Kerry on Wednesday said the scope of the August attacks — and strong intelligence indicating that Assad's government was to blame — convinced Obama that his red line had been crossed. Before now, "the president didn't want to rush into something," Kerry said.

The administration is alone in claiming such a high death toll, citing intelligence reports but refusing to be more specific. The Britain-based Syrian Observatory for Human Rights, which collects information from a network of anti-regime activists in Syria, said over the weekend that it has been compiling a list of the names of the dead and that its toll reached 502.

Obama, in Russia on Thursday for a world leaders' economic summit, has insisted that his red line merely mirrors that of an international treaty banning the use of chemicals weapons. The treaty has been signed by more than 180 countries, including Iran and Russia — two of Assad's key supporters.

Still, recent polls indicate meager support among Americans for using military force in Syria, and many lawmakers, including Obama's fellow Democrats, remain unconvinced.

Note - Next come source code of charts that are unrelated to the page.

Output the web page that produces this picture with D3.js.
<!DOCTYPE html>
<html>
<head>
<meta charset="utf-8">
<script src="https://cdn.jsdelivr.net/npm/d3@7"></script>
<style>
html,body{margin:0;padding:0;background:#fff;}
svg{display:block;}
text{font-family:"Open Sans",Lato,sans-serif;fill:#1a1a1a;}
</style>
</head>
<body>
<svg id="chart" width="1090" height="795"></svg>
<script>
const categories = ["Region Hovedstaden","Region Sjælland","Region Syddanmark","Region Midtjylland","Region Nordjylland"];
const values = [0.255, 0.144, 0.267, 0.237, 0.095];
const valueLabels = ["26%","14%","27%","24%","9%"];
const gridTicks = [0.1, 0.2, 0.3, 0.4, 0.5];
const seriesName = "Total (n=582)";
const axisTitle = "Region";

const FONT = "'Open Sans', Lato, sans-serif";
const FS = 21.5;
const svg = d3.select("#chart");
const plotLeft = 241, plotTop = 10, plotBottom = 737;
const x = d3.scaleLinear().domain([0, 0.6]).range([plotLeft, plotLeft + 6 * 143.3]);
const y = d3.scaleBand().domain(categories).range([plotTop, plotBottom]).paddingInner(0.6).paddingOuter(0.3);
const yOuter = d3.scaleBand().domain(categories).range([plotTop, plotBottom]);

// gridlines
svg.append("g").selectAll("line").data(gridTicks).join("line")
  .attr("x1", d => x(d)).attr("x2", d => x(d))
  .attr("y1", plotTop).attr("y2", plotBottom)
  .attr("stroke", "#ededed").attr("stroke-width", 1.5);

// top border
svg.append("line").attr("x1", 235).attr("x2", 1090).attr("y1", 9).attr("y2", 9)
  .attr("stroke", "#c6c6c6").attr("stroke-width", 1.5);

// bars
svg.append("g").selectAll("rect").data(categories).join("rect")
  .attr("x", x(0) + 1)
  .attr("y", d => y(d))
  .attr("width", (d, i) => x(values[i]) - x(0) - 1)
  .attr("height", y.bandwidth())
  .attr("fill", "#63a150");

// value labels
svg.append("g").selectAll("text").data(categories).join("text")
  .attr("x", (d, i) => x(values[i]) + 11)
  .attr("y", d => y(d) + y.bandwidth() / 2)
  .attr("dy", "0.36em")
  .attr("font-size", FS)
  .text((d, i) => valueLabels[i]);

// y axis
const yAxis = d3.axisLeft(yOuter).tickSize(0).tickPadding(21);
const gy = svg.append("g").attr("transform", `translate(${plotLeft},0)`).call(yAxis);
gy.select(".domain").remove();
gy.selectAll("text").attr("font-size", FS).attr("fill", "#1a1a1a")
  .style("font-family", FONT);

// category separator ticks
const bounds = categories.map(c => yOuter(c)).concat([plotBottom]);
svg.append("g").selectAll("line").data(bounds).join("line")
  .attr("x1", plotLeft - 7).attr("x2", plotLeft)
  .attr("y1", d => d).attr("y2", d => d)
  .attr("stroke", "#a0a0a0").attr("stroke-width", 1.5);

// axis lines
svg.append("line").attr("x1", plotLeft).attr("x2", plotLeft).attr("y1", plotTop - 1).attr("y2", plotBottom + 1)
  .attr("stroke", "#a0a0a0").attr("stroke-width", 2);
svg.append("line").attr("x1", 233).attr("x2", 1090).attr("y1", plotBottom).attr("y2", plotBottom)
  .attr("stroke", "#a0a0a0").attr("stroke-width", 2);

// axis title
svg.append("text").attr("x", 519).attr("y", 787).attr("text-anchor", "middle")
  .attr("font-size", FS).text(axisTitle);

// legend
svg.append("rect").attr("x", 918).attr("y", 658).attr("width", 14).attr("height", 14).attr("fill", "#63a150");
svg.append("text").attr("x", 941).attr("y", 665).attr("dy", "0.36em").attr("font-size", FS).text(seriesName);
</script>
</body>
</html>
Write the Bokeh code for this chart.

"I see this potential bombing campaign as a potential next step toward full-fledged war," said Sen. Tom Udall, D-N.M., who voted against the Senate panel's plan to allow military force in Syria.

Alluding to U.S. wars in Iraq and Afghanistan that have cost lives and money for more than a decade, Udall added: "We have been here before."

Mindful of the president's intended legacies of ending the war in Iraq and winding down the one in Afghanistan, the Obama administration recently has rejected any comparisons to Iraq, pledging that any U.S. military action will be very narrow and limited in its mission.

But in pressing the urgency in Syria, the administration reached back to the specter of 9/11 attacks — which killed almost 3,000 people 12 years ago next week — as an example of the danger of inaction.

U.S. intelligence officials warned for years before 2001 of a need to curb al-Qaida's threat before it could spread.

"What can I tell my constituents about why these strikes are in our national security interest? Why these matter to these folks who are struggling every day?" Rep. Ami Bera, D-Calif., asked at the House hearing.

Hagel cited "a clear, living example of how we are not insulated from the rest of the world, how things can happen to the United States in this country if we are not vigilant, and think through these things, and stay ahead of these things, and take action to prevent these things from occurring."

"Maybe something would not happen in this country for a couple of years," Hagel said. "But the 9/11 anniversary, I think, is a very clear example you can use with your constituents."